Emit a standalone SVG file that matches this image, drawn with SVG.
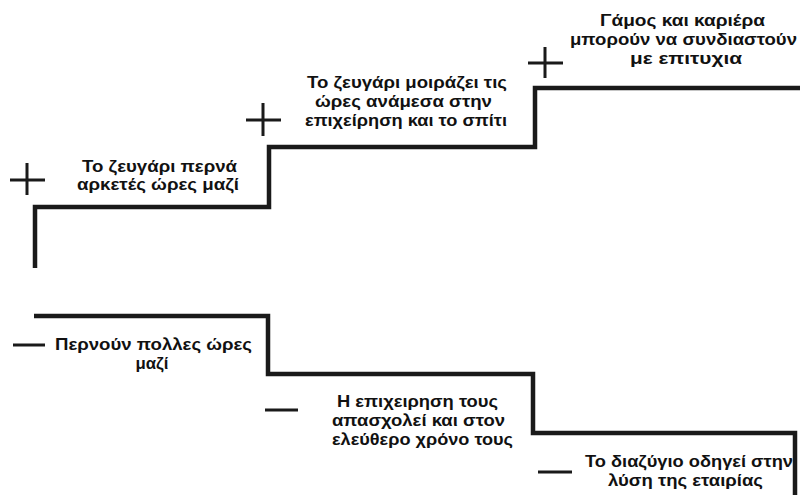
<svg xmlns="http://www.w3.org/2000/svg" width="800" height="495" viewBox="0 0 800 495">
<style>
.step{fill:none;stroke:#1a1a1a;stroke-width:4.5;stroke-linejoin:miter}
.sign{stroke:#1a1a1a;stroke-width:3;fill:none}
.lbl{font-family:"Liberation Sans",Arial,sans-serif;font-weight:bold;font-size:17px;fill:#111;text-anchor:middle}
</style>
<rect width="800" height="495" fill="#fff"/>
<g id="connectors">
<path class="step" d="M35,268 V207 H269 V147 H535 V88 H800"/>
<path class="step" d="M34,316 H268 V374 H533 V433 H795 V495"/>
</g>
<g id="plus1"><path class="sign" d="M10,180 H45 M27,163 V195"/></g>
<g id="plus2"><path class="sign" d="M246,120 H281 M263,103 V136"/></g>
<g id="plus3"><path class="sign" d="M528,63 H563 M545,47 V78"/></g>
<g id="minus1"><path class="sign" d="M13,345 H45"/></g>
<g id="minus2"><path class="sign" d="M265,410 H298"/></g>
<g id="minus3"><path class="sign" d="M538,472 H572"/></g>
<g id="n1"><text class="lbl" x="159.5" y="172" textLength="155" lengthAdjust="spacingAndGlyphs">Το ζευγάρι περνά</text><text class="lbl" x="158" y="190" textLength="162" lengthAdjust="spacingAndGlyphs">αρκετές ώρες μαζί</text></g>
<g id="n2"><text class="lbl" x="407" y="88" textLength="200" lengthAdjust="spacingAndGlyphs">Το ζευγάρι μοιράζει τις</text><text class="lbl" x="403.5" y="107" textLength="177" lengthAdjust="spacingAndGlyphs">ώρες ανάμεσα στην</text><text class="lbl" x="406" y="126" textLength="202" lengthAdjust="spacingAndGlyphs">επιχείρηση και το σπίτι</text></g>
<g id="n3"><text class="lbl" x="682.5" y="26" textLength="165" lengthAdjust="spacingAndGlyphs">Γάμος και καριέρα</text><text class="lbl" x="683.5" y="45" textLength="227" lengthAdjust="spacingAndGlyphs">μπορούν να συνδιαστούν</text><text class="lbl" x="686" y="64" textLength="112" lengthAdjust="spacingAndGlyphs">με επιτυχια</text></g>
<g id="n4"><text class="lbl" x="153.5" y="350" textLength="197" lengthAdjust="spacingAndGlyphs">Περνούν πολλες ώρες</text><text class="lbl" x="152" y="369" textLength="33" lengthAdjust="spacingAndGlyphs">μαζί</text></g>
<g id="n5"><text class="lbl" x="417.5" y="407" textLength="161" lengthAdjust="spacingAndGlyphs">Η επιχειρηση τους</text><text class="lbl" x="418.5" y="426" textLength="173" lengthAdjust="spacingAndGlyphs">απασχολεί και στον</text><text class="lbl" x="422.5" y="445" textLength="181" lengthAdjust="spacingAndGlyphs">ελεύθερο χρόνο τους</text></g>
<g id="n6"><text class="lbl" x="689" y="467" textLength="208" lengthAdjust="spacingAndGlyphs">Το διαζύγιο οδηγεί στην</text><text class="lbl" x="685.5" y="486" textLength="155" lengthAdjust="spacingAndGlyphs">λύση της εταιρίας</text></g>
</svg>
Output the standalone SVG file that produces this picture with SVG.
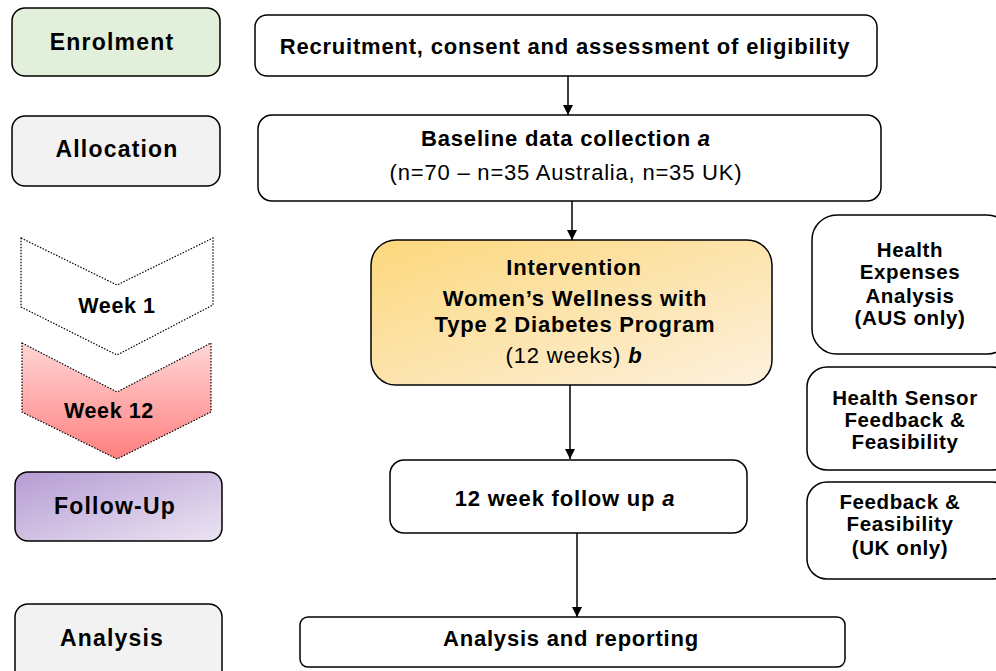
<svg xmlns="http://www.w3.org/2000/svg" width="996" height="671" viewBox="0 0 996 671">
<defs>
<linearGradient id="gInt" x1="0" y1="0" x2="1" y2="1">
<stop offset="0" stop-color="#fcd77c"/>
<stop offset="1" stop-color="#fdf1de"/>
</linearGradient>
<linearGradient id="gWk12" x1="0" y1="0" x2="0" y2="1">
<stop offset="0" stop-color="#ffd6d6"/>
<stop offset="1" stop-color="#ff7f7f"/>
</linearGradient>
<linearGradient id="gFu" x1="0" y1="0" x2="1" y2="1">
<stop offset="0" stop-color="#b69cd4"/>
<stop offset="1" stop-color="#ebe4f2"/>
</linearGradient>
<marker id="ah" viewBox="0 0 10 10" refX="10" refY="5" markerWidth="10" markerHeight="10" markerUnits="userSpaceOnUse" orient="auto">
<path d="M0,0 L10,5 L0,10 Z" fill="#000"/>
</marker>
</defs>
<style>
.box{stroke:#000;stroke-width:1.5;fill:#fff}
.t{font-family:"Liberation Sans",Arial,sans-serif;fill:#000;text-anchor:middle}
.b{font-weight:bold}
.lab{font-size:23px;font-weight:bold;letter-spacing:1.2px}
.main{font-size:22px;letter-spacing:0.8px}
.side{font-size:20.5px;font-weight:bold;letter-spacing:0.6px}
.wk{font-size:21.5px;font-weight:bold;letter-spacing:0.6px}
.conn{stroke:#000;stroke-width:1.5;fill:none}
</style>
<rect width="996" height="671" fill="#fff"/>

<g id="enrolment">
<rect class="box" x="12" y="8" width="208" height="68" rx="13" style="fill:#e2efda"/>
<text class="t lab" x="112" y="50">Enrolment</text>
</g>
<g id="allocation">
<rect class="box" x="12" y="116" width="208" height="70" rx="13" style="fill:#f2f2f2"/>
<text class="t lab" x="117" y="157">Allocation</text>
</g>
<g id="week1">
<path d="M21,238 L117,285 L213,238 L213,305 L117,355 L21,307 Z" fill="#fff" stroke="#000" stroke-width="1.2" stroke-dasharray="1.5,1.5"/>
<text class="t wk" x="117" y="313">Week 1</text>
</g>
<g id="week12">
<path d="M22,343 L117,392 L211,343 L211,412 L117,459 L22,412 Z" fill="url(#gWk12)" stroke="#000" stroke-width="1.2" stroke-dasharray="1.5,1.5"/>
<text class="t wk" x="109" y="418">Week 12</text>
</g>
<g id="followup-label">
<rect class="box" x="15" y="472" width="207" height="69" rx="13" style="fill:url(#gFu)"/>
<text class="t lab" x="115" y="514">Follow-Up</text>
</g>
<g id="analysis-label">
<rect class="box" x="15" y="604" width="207" height="80" rx="13" style="fill:#f2f2f2"/>
<text class="t lab" x="112" y="646">Analysis</text>
</g>

<g id="recruitment">
<rect class="box" x="255" y="15" width="622" height="61" rx="12"/>
<text class="t main b" x="565" y="54">Recruitment, consent and assessment of eligibility</text>
</g>
<g id="baseline">
<rect class="box" x="258" y="115" width="623" height="86" rx="14"/>
<text class="t main b" x="566" y="146">Baseline data collection <tspan font-style="italic">a</tspan></text>
<text class="t main" x="566" y="180">(n=70 – n=35 Australia, n=35 UK)</text>
</g>
<g id="intervention">
<rect class="box" x="371" y="240" width="401" height="145" rx="25" style="fill:url(#gInt)"/>
<text class="t main b" x="574" y="275">Intervention</text>
<text class="t main b" x="575" y="306">Women’s Wellness with</text>
<text class="t main b" x="575" y="332">Type 2 Diabetes Program</text>
<text class="t main" x="574" y="363">(12 weeks) <tspan font-weight="bold" font-style="italic">b</tspan></text>
</g>
<g id="followup">
<rect class="box" x="390" y="460" width="357" height="73" rx="14"/>
<text class="t main b" x="565" y="506">12 week follow up <tspan font-style="italic">a</tspan></text>
</g>
<g id="analysis">
<rect class="box" x="300" y="617" width="545" height="50" rx="8"/>
<text class="t main b" x="571" y="646">Analysis and reporting</text>
</g>

<g id="health-expenses">
<rect class="box" x="812" y="215" width="200" height="139" rx="25"/>
<text class="t side" x="910" y="257">Health</text>
<text class="t side" x="910" y="279">Expenses</text>
<text class="t side" x="910" y="303">Analysis</text>
<text class="t side" x="910" y="325">(AUS only)</text>
</g>
<g id="health-sensor">
<rect class="box" x="807" y="367" width="205" height="103" rx="20"/>
<text class="t side" x="905" y="405">Health Sensor</text>
<text class="t side" x="905" y="427">Feedback &amp;</text>
<text class="t side" x="905" y="449">Feasibility</text>
</g>
<g id="feedback-uk">
<rect class="box" x="807" y="482" width="205" height="97" rx="20"/>
<text class="t side" x="900" y="509">Feedback &amp;</text>
<text class="t side" x="900" y="531">Feasibility</text>
<text class="t side" x="900" y="555">(UK only)</text>
</g>

<g id="connectors">
<line class="conn" x1="568" y1="76" x2="568" y2="115" marker-end="url(#ah)"/>
<line class="conn" x1="572" y1="201" x2="572" y2="240" marker-end="url(#ah)"/>
<line class="conn" x1="570" y1="385" x2="570" y2="459" marker-end="url(#ah)"/>
<line class="conn" x1="577" y1="533" x2="577" y2="617" marker-end="url(#ah)"/>
</g>
</svg>
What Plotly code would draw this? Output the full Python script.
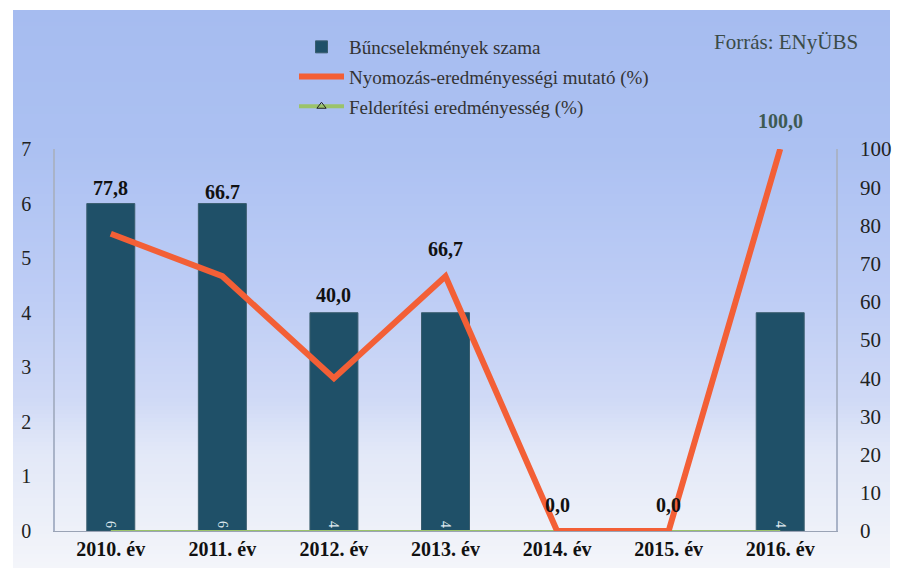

-=-=-

Task objective:
Where a line of the data holds "file", show that line.

Written reply:
Emit a standalone SVG file that matches this image, drawn with SVG.
Output the standalone SVG file that produces this picture with SVG.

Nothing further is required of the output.